Under the diversity jurisdiction statute, 28 U.S.C. § 1332, "the district courts shall have original jurisdiction of all civil actions where the matter in controversy exceeds the sum or value of $75,000, exclusive of interest and costs, and is between citizens of different States...." When diversity of citizenship provides the grounds for federal jurisdiction, "the pleadings should affirmatively disclose that such diversity exists." Osthaus v. Button, 70 F.2d 392, 392 (3d Cir. 1934). Complete diversity must exist between the adverse parties in the action; that is, the citizenship of each plaintiff must be diverse from that of each defendant. See Owen Equipment & Erection Co. v. Kroger, 437 U.S. 365 (1978), 373--74 (1978).
For purposes of diversity jurisdiction, a natural person is deemed to be a citizen of the state where he is domiciled. Swiger v. Allegheny Energy, Inc., 540 F.3d 179 182 (3d Cir. 2008) (citing Gilbert v. David, 235 U.S. 561, 569 (1915)). To be domiciled in a state a person must reside there and intend to remain indefinitely. Krasnov v. Dinan, 465 F.2d 1298, 1300--01 (3d Cir. 1972). A person may have only one domicile, and thus may be a citizen of only one state for diversity jurisdiction purposes. See Williamson v. Osenton, 232 U.S. 619 (1914). In contrast, corporations may have more than one state of citizenship: "a corporation shall be deemed to be a citizen of any State by which it has been incorporated and of the State where it has its principal place of business." 28 U.S.C. § 1332(c)(1).
Federal courts have an obligation to address issues of subject matter jurisdiction sua sponte. Meritcare Inc. v. St. Paul Mercury Ins. Co., 166 F.3d 214, 217 (3d Cir. 1999).
Here, the complaint fails to properly plead the existence of subject matter jurisdiction.

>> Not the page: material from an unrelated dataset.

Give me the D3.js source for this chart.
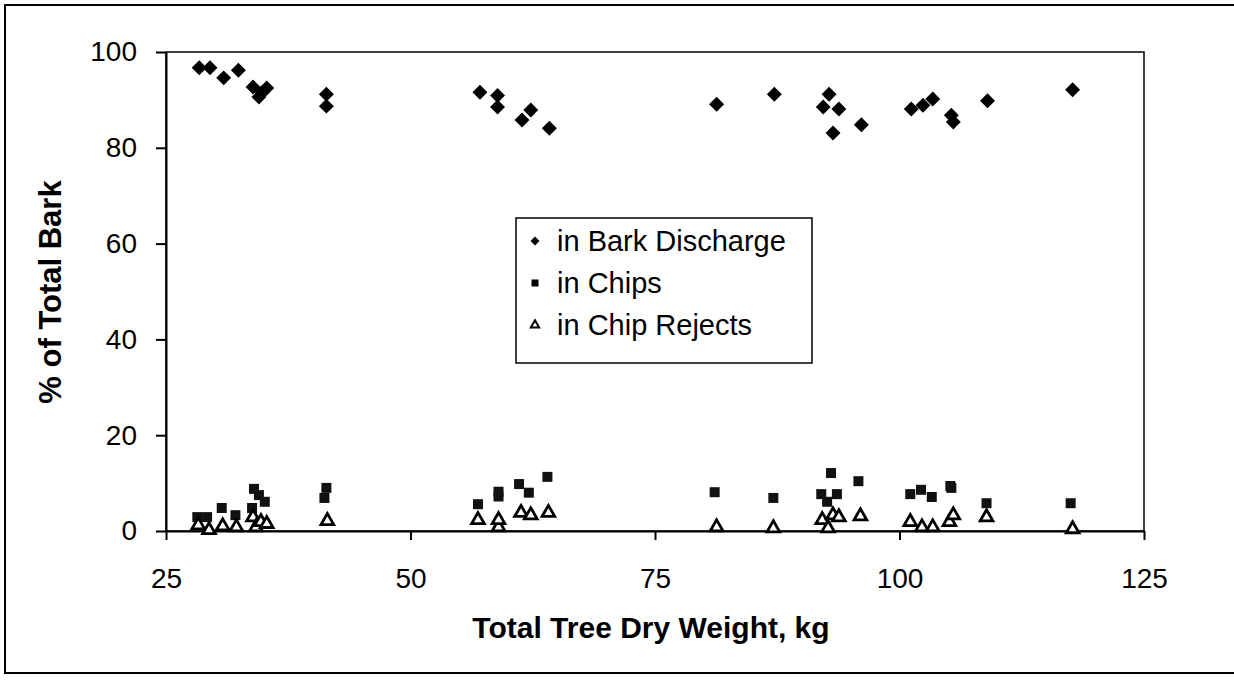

The complaint fails to adequately allege diversity of citizenship. See S. Freedman & Co., Inc. v. Raab, 180 Fed. App'x 316, 320 (3d Cir. 2006) (quoting Joiner v. Diamond M Drilling Co., 677 F.2d 1035, 1039 (5th Cir. 1982) ("In order to adequately establish diversity jurisdiction, a complaint must set forth with specificity a corporate party's state of incorporation and its principal place of business.")). Here, the plaintiff fails to allege the citizenship of a single party. The Court is informed of the states in which the plaintiffs and two of the defendants "reside." Residence is not the same as domicile and does not establish citizenship for diversity purposes. See Krasnov v. Dinan, 465 F.2d 1298, 1300 (3d Cir. 1972) ("Where one lives is prima facie evidence of domicile, but mere residency in a state is insufficient for purposes of diversity.") (internal citations omitted). Likewise, the complaint fails to inform the Court of all the states by which the defendant Hawkeye Logistics, Inc. is incorporated.
As it currently stands, the complaint fails to show the existence of subject matter jurisdiction. The plaintiff is directed to file an amended complaint within twenty-one (21) days sufficiently alleging jurisdiction. The plaintiff is further advised that failure to respond in the manner explained above will result in the dismissal of his complaint. An appropriate order follows.
NOW, this 19th day of October, 2010, IT IS HEREBY ORDERED:
1) Within twenty-one (21) days of the date of this Order, Plaintiff may file an amended complaint.
2) Plaintiff's failure to file an amended complaint will result in dismissal of this action.